A provision blocking the legalization of medical marijuana in the District of Columbia has already drawn outsize interest because of the national debate on this topic and local anger over the federal government’s interfering in the city’s affairs.
Elsewhere, Republicans appeared more circumspect. In the case of nutrition and school lunch standards promoted by first lady Michelle Obama — a clear flash point — the House retreated to compromises crafted by Senate Democrats.

As both POLITICO and the Washington Post point out, Obama's executive orders and Obamacare are fully funded. Though the IRS won't be getting more money according to the Post.


The law is still funded, but there's no new money for it. There's also no new ACA-related funding for the Internal Revenue Service and the Centers for Medicare and Medicaid Services, the two agencies most responsible for implementing the law. The bill also would cut the budget of the Independent Payment Advisory Board -- what Republicans have called "the death panel" -- by $10 million.

POLITICO also listed a few sections that they took a look at.

—The Pentagon is promised $490.2 billion for its core operations and another $64 billion in OCO funds counted outside the budget caps. The OCO number is significantly more than Obama first anticipated last spring and reflects the stepped-up U.S. military operations in Iraq and Syria as well as $175 million to aid Ukraine and Baltic states like Latvia in the face of Vladimir Putin’s Russia.

—The State Department and foreign aid accounts, including almost $9 billion in OCO funds. The extra OCO funds will help preserve what’s become a greatly expanded refugee assistance program of just over $3 billion annually. Almost $1.9 billion is provided in disaster assistance — again heavily dependent on OCO support.

Closer to home, the bill provides an estimated $260 million for a basket of programs to help Central America address some of the economic and social ills that drove the spike in child migrants this past year. But after all the tough talk of standing up to Egypt on human rights, the agreement backs away from cutting Cairo’s $1.3 billion in military aid and instead makes a small but surprising cut in economic assistance.

—The cuts from the IRS are the most severe, and the $10.95 billion provided is $346 million below the tax agency’s current funding. This is relatively close to what House Republicans had first proposed and dramatically less than Obama had requested.
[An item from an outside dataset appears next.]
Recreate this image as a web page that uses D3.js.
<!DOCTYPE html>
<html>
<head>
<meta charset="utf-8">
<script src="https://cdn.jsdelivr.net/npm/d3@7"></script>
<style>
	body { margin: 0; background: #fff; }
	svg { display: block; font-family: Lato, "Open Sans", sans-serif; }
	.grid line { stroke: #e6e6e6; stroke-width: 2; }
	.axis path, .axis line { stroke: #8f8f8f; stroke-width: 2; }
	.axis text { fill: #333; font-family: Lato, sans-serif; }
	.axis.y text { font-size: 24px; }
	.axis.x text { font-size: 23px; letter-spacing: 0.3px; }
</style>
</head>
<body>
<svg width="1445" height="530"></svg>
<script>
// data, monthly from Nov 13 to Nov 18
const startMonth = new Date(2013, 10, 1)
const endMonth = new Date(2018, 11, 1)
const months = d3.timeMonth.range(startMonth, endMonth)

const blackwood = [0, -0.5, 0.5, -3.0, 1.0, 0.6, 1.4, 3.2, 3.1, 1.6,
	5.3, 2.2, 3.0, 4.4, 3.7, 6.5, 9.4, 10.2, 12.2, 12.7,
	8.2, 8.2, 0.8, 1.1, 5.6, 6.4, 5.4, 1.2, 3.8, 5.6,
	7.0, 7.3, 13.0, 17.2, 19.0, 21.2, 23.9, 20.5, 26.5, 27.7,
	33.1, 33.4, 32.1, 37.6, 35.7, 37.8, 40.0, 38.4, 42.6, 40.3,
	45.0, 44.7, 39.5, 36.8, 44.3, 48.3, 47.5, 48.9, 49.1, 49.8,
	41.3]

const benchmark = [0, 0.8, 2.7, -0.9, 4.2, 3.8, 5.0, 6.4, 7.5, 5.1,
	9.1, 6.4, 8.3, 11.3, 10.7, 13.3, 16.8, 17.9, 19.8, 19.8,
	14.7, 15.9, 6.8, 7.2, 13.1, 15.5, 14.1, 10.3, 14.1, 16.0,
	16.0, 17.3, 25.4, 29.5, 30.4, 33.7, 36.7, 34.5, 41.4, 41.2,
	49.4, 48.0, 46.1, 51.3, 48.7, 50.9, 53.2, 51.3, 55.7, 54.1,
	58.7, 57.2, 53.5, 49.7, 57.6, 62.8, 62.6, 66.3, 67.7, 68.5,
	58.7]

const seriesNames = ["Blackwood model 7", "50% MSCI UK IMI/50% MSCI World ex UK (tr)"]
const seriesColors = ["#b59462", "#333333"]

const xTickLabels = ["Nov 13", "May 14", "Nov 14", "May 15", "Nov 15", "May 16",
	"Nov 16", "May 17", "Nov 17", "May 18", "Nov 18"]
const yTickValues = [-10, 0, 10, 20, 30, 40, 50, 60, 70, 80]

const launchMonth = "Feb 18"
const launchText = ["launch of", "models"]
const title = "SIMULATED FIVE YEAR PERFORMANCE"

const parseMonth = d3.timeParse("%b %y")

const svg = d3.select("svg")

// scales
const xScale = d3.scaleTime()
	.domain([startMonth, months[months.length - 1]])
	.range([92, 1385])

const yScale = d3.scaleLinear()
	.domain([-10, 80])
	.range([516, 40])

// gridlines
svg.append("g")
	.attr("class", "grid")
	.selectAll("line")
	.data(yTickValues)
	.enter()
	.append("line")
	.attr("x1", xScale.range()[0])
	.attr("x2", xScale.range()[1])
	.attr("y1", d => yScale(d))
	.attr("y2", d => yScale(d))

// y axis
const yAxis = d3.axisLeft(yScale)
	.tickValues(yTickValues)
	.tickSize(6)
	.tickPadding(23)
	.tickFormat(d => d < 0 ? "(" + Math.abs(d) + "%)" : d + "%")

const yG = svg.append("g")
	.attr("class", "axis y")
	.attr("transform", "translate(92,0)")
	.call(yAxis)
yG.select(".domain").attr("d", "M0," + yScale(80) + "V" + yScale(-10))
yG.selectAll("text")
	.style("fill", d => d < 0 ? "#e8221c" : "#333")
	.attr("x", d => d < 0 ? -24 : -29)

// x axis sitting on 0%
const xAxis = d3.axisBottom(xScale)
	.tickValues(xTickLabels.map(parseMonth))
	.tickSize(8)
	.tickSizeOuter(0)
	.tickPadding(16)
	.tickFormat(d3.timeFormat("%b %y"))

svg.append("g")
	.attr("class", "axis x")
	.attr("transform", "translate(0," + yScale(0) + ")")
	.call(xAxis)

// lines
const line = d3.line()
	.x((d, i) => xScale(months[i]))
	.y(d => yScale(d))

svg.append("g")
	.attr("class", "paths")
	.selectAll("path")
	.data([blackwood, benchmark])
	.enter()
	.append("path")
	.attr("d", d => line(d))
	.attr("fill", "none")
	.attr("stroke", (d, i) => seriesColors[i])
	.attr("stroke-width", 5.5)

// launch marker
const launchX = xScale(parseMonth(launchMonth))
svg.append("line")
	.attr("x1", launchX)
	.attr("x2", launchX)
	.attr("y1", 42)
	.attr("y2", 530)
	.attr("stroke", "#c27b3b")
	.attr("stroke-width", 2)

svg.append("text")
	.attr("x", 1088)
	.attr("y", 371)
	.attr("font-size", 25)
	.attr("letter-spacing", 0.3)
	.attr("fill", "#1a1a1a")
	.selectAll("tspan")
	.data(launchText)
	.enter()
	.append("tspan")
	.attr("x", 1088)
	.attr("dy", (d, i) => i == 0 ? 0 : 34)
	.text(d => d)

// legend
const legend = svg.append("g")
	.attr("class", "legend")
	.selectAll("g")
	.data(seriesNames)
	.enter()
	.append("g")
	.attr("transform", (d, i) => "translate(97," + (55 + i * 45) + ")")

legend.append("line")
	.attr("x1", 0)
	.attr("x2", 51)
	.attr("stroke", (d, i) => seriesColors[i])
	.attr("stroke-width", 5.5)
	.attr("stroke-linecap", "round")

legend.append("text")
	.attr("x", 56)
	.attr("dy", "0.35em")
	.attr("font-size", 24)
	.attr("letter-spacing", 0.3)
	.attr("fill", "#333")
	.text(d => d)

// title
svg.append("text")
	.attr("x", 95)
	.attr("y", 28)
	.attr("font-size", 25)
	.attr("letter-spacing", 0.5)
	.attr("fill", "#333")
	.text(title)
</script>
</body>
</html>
But as part of the same bargain, the bill drops House language that would bar the IRS from playing its critical role in implementing the president’s Affordable Care Act.

—Nuclear weapon activities within the energy and water chapter of the bill continue to grow: The $8.2 billion provided is $387 million above current funding. For the Bureau of Reclamation, $50 million is provided to address drought conditions in the West — a major priority for Sen. Dianne Feinstein (D-Calif.), who oversees the bureau’s budget. And the bill directs that not less than $1.1 billion be provided for the Harbor Maintenance Trust Fund for the Army Corps of Engineers — a $100 million increase.
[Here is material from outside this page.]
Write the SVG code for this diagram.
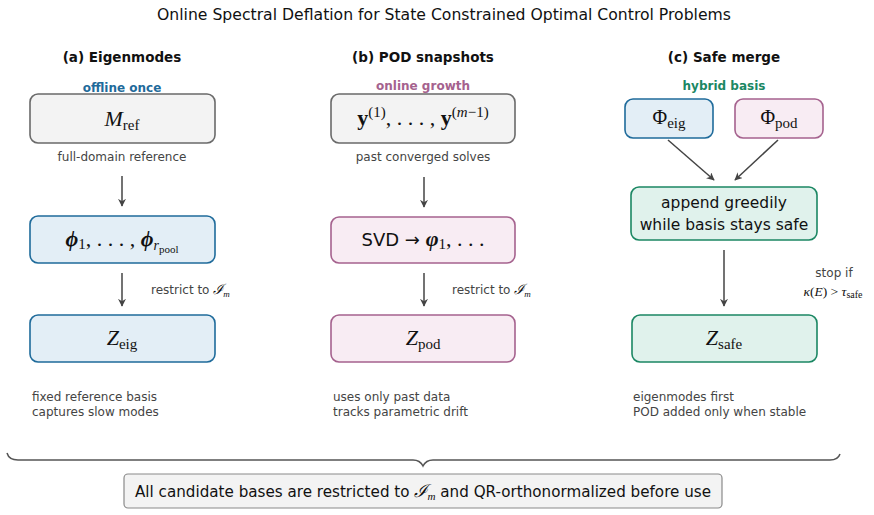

—Major science agencies enjoy modest increases but often not enough to keep pace with inflation. The National Science Foundation’s budget would grow to $7.3 billion, for example, just $172 million more than this year. The National Institutes of Standards and Technology and Agricultural Research Service are virtually frozen at current spending as is the Office of Science in the Energy Department.

— The National Institutes of Health would receive just shy of $30.1 billion, a $150 million increase. But the bigger new money for NIH will come from its role in research and clinical trials related to Ebola.

As you could imagine, not everyone is jumping on board with this bill. Some Democrats aren't on board just yet and Conservatives are upset that the spending bill funds Obamacare and amnesty.

So far I don't have much faith that Republican leadership will do anything but talk a big game and that could hurt them in 2016.